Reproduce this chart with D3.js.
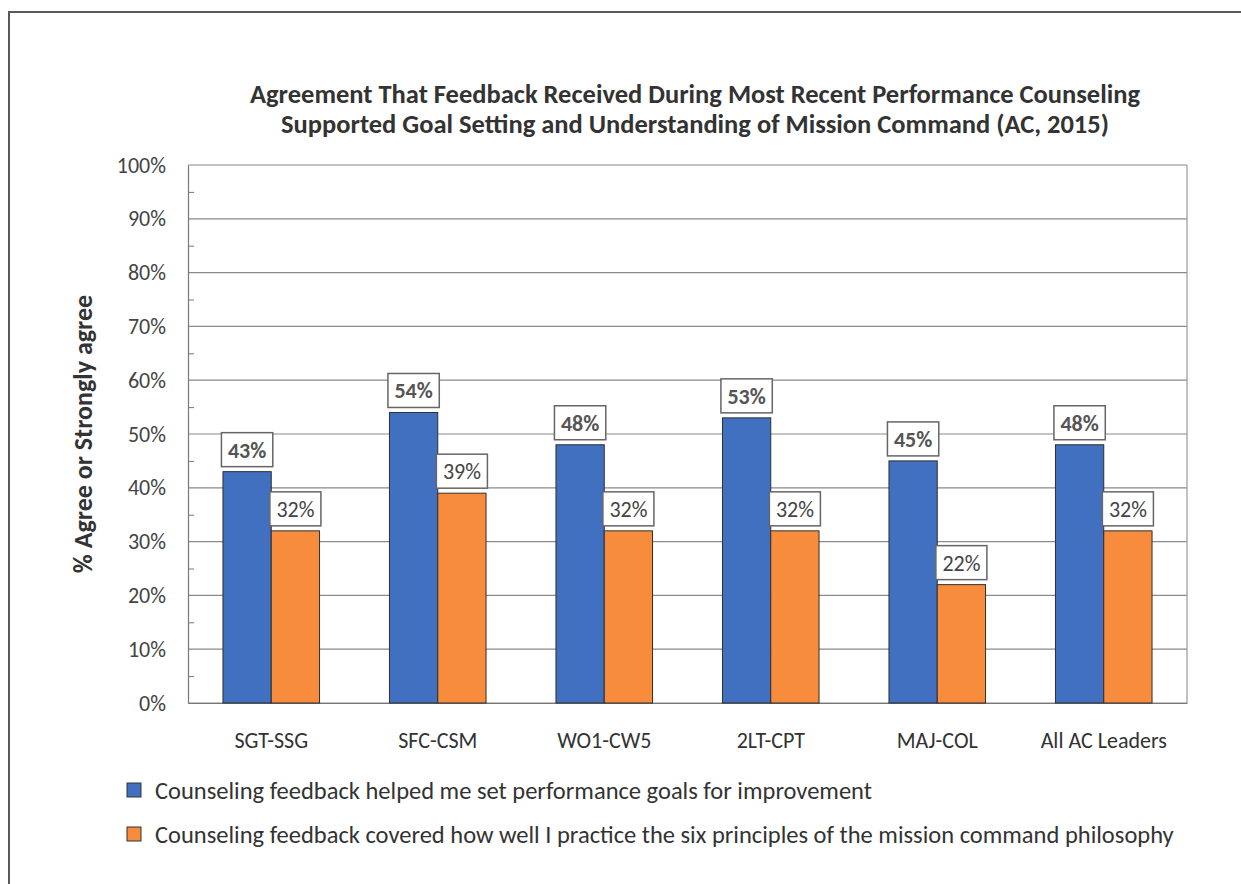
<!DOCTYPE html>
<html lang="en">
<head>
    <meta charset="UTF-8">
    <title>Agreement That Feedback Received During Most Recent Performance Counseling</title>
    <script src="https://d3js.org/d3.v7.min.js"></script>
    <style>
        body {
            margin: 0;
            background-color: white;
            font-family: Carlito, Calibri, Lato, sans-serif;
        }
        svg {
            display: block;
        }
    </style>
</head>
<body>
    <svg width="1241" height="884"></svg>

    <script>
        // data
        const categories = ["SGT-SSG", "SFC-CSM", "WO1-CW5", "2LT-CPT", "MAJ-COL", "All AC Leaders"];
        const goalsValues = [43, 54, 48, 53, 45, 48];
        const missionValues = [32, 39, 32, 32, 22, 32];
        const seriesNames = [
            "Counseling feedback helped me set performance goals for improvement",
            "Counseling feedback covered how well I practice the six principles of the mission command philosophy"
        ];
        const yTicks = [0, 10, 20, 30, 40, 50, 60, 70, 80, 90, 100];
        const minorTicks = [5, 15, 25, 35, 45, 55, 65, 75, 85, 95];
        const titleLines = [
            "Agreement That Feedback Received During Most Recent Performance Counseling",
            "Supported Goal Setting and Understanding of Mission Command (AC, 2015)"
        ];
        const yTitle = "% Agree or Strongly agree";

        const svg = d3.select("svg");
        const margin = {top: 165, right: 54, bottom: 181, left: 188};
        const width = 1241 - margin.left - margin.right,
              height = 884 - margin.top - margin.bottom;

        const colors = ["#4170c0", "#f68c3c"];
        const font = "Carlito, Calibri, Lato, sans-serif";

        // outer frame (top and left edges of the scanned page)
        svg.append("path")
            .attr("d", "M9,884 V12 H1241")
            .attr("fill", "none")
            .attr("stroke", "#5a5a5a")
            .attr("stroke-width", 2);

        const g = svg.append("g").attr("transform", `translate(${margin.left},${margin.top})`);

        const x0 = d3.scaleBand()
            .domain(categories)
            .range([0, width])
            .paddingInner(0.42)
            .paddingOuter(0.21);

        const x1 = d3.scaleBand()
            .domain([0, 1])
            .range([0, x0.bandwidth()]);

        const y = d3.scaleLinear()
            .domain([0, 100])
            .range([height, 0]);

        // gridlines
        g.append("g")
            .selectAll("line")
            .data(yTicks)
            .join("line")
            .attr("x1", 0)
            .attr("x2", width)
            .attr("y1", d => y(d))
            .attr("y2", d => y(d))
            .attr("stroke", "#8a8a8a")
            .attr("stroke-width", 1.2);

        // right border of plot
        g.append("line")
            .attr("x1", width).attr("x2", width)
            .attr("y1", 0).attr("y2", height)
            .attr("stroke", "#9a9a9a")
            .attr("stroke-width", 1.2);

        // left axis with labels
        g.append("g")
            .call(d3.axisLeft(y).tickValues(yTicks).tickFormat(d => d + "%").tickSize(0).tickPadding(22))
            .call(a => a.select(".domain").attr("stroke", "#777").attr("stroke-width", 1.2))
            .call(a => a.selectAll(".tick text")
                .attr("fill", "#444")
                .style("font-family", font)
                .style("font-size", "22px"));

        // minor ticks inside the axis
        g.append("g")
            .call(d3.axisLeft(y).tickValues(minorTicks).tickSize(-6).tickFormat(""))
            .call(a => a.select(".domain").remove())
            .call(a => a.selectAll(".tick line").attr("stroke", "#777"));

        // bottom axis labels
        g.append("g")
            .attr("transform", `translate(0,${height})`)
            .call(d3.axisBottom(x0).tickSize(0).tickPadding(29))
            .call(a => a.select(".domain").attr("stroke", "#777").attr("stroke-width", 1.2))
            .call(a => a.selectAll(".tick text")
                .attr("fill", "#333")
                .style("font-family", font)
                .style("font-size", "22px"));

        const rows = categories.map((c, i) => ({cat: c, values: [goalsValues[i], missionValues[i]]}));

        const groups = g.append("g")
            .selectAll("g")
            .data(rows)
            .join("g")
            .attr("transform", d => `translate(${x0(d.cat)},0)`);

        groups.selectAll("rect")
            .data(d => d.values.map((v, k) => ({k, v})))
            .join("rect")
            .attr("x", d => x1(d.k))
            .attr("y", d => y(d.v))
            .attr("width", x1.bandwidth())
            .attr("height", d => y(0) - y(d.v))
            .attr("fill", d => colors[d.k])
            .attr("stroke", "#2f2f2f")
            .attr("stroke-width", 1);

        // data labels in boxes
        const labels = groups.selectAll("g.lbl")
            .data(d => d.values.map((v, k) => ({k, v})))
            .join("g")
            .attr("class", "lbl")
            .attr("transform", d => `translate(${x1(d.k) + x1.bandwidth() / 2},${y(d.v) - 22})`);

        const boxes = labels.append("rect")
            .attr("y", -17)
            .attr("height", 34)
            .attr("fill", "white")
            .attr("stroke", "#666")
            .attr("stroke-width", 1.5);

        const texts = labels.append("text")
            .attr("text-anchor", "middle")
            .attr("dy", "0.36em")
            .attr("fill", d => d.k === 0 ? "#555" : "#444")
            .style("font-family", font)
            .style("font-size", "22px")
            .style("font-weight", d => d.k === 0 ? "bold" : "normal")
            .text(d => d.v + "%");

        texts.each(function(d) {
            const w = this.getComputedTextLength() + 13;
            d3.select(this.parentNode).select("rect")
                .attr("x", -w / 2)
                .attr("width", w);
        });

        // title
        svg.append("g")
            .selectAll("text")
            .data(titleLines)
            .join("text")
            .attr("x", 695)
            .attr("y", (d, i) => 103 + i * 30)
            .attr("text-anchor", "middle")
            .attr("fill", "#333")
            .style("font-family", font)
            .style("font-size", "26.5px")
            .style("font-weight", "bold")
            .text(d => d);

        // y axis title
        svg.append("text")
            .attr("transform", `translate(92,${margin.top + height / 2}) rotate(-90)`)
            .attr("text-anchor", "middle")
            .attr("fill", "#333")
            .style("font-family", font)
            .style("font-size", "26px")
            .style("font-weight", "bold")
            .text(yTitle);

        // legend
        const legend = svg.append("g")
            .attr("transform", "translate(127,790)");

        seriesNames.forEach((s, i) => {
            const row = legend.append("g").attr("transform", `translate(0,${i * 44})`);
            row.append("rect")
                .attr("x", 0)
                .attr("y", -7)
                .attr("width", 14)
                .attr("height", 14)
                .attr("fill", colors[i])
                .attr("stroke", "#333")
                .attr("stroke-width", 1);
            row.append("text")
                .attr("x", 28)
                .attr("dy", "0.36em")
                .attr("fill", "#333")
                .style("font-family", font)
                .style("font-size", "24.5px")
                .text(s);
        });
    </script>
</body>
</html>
* * *
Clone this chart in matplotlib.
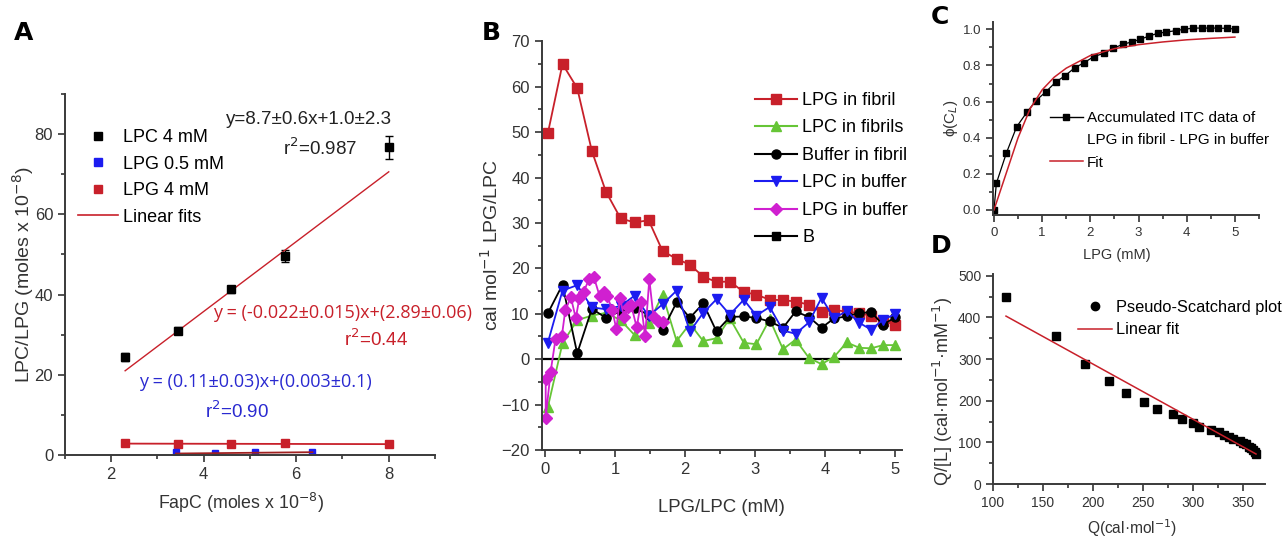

Goal:
Take the lines from the one holding "Reproduce this chart with D3.js." to the one holding "height = 884", both lines included, and give them again exactly, with no pictures.

Complete output:
Reproduce this chart with D3.js.
<!DOCTYPE html>
<html lang="en">
<head>
    <meta charset="UTF-8">
    <title>Agreement That Feedback Received During Most Recent Performance Counseling</title>
    <script src="https://d3js.org/d3.v7.min.js"></script>
    <style>
        body {
            margin: 0;
            background-color: white;
            font-family: Carlito, Calibri, Lato, sans-serif;
        }
        svg {
            display: block;
        }
    </style>
</head>
<body>
    <svg width="1241" height="884"></svg>

    <script>
        // data
        const categories = ["SGT-SSG", "SFC-CSM", "WO1-CW5", "2LT-CPT", "MAJ-COL", "All AC Leaders"];
        const goalsValues = [43, 54, 48, 53, 45, 48];
        const missionValues = [32, 39, 32, 32, 22, 32];
        const seriesNames = [
            "Counseling feedback helped me set performance goals for improvement",
            "Counseling feedback covered how well I practice the six principles of the mission command philosophy"
        ];
        const yTicks = [0, 10, 20, 30, 40, 50, 60, 70, 80, 90, 100];
        const minorTicks = [5, 15, 25, 35, 45, 55, 65, 75, 85, 95];
        const titleLines = [
            "Agreement That Feedback Received During Most Recent Performance Counseling",
            "Supported Goal Setting and Understanding of Mission Command (AC, 2015)"
        ];
        const yTitle = "% Agree or Strongly agree";

        const svg = d3.select("svg");
        const margin = {top: 165, right: 54, bottom: 181, left: 188};
        const width = 1241 - margin.left - margin.right,
              height = 884 - margin.top - margin.bottom;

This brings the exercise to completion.